» **SET EXERCISE**:
Report only the number of lines holding "this".
___
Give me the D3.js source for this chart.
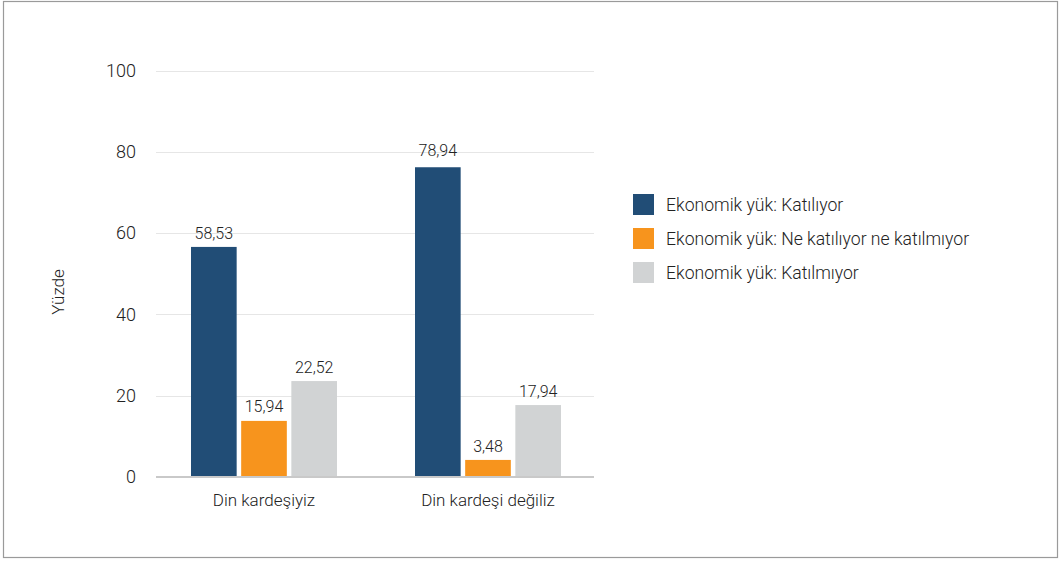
<!DOCTYPE html>
<html>
<head>
<meta charset="utf-8">
<script src="https://cdn.jsdelivr.net/npm/d3@7"></script>
<style>
  body { margin: 0; background: #fff; }
  svg text { font-family: "Roboto", "Liberation Sans", sans-serif; font-weight: 300; fill: #222; }
</style>
</head>
<body>
<svg id="chart" width="1059" height="562"></svg>
<script>
// categories and series
var categories = ['Din kardeşiyiz', 'Din kardeşi değiliz'];
var seriesNames = ['Ekonomik yük: Katılıyor', 'Ekonomik yük: Ne katılıyor ne katılmıyor', 'Ekonomik yük: Katılmıyor'];
// printed values
var labelKatiliyor = [58.53, 78.94];
var labelNotr = [15.94, 3.48];
var labelKatilmiyor = [22.52, 17.94];
// bar heights as drawn in the picture
var barKatiliyor = [56.6, 76.2];
var barNotr = [13.8, 4.2];
var barKatilmiyor = [23.6, 17.7];
var yTicks = [0, 20, 40, 60, 80, 100];

var colours = ['#214d76', '#f7941d', '#d1d3d4'];

var svg = d3.select('#chart');

// outer frame
svg.append('rect')
    .attr('x', 3.5).attr('y', 1.5)
    .attr('width', 1054).attr('height', 556)
    .attr('fill', 'none')
    .attr('stroke', '#9a9a9a')
    .attr('stroke-width', 1.2);

var plotLeft = 156, plotRight = 594, plotTop = 70.5, plotBottom = 477;

var x0 = d3.scaleBand()
    .domain(categories)
    .range([152, 600])
    .paddingInner(0)
    .paddingOuter(0);

var x1 = d3.scaleBand()
    .domain(d3.range(3))
    .range([0, 146])
    .paddingInner(0.09);

var y = d3.scaleLinear()
    .domain([0, 100])
    .range([plotBottom, plotTop]);

// grid
var grid = svg.append('g').attr('class', 'grid');
grid.selectAll('line')
    .data(yTicks.filter(function(d) { return d > 0; }))
    .join('line')
    .attr('x1', plotLeft).attr('x2', plotRight)
    .attr('y1', function(d) { return Math.round(y(d)) + 0.5; })
    .attr('y2', function(d) { return Math.round(y(d)) + 0.5; })
    .attr('stroke', '#e6e6e6')
    .attr('stroke-width', 1);

// y axis labels
var yAxis = svg.append('g')
    .attr('transform', 'translate(' + plotLeft + ',0)')
    .call(d3.axisLeft(y).tickValues(yTicks).tickSize(0).tickPadding(20));
yAxis.select('.domain').remove();
yAxis.selectAll('text')
    .attr('font-size', 18)
    .attr('fill', '#222');

svg.append('text')
    .attr('transform', 'translate(64,' + 292 + ') rotate(-90)')
    .attr('text-anchor', 'middle')
    .attr('font-size', 17)
    .text('Yüzde');

// bars
var barSets = [barKatiliyor, barNotr, barKatilmiyor];
var labelSets = [labelKatiliyor, labelNotr, labelKatilmiyor];
var fmt = function(v) { return d3.format('.2f')(v).replace('.', ','); };

var groups = svg.append('g').selectAll('g')
    .data(categories)
    .join('g')
    .attr('transform', function(d) {
        return 'translate(' + (x0(d) + (x0.bandwidth() - 146) / 2) + ',0)';
    });

groups.each(function(cat, ci) {
    var g = d3.select(this);
    for (var s = 0; s < 3; s++) {
        var v = barSets[s][ci];
        g.append('rect')
            .attr('x', x1(s))
            .attr('y', y(v))
            .attr('width', x1.bandwidth())
            .attr('height', y(0) - y(v))
            .attr('fill', colours[s]);
        var ly = Math.min(y(labelSets[s][ci]), y(v) - 8);
        g.append('text')
            .attr('x', x1(s) + x1.bandwidth() / 2)
            .attr('y', ly)
            .attr('text-anchor', 'middle')
            .attr('font-size', 16)
            .text(fmt(labelSets[s][ci]));
    }
});

// baseline
svg.append('line')
    .attr('x1', plotLeft).attr('x2', plotRight)
    .attr('y1', plotBottom).attr('y2', plotBottom)
    .attr('stroke', '#c9c9c9')
    .attr('stroke-width', 2);

// category labels
svg.append('g').selectAll('text')
    .data(categories)
    .join('text')
    .attr('x', function(d) { return x0(d) + x0.bandwidth() / 2; })
    .attr('y', 506)
    .attr('text-anchor', 'middle')
    .attr('font-size', 17)
    .text(function(d) { return d; });

// legend
var legend = svg.append('g').attr('transform', 'translate(633,194)');
seriesNames.forEach(function(name, i) {
    legend.append('rect')
        .attr('x', 0).attr('y', i * 34)
        .attr('width', 21).attr('height', 21)
        .attr('fill', colours[i]);
    legend.append('text')
        .attr('x', 33).attr('y', i * 34 + 10.5)
        .attr('dominant-baseline', 'central')
        .attr('font-size', 17.6)
        .text(name);
});
</script>
</body>
</html>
___
» **THE SOLUTION**:
2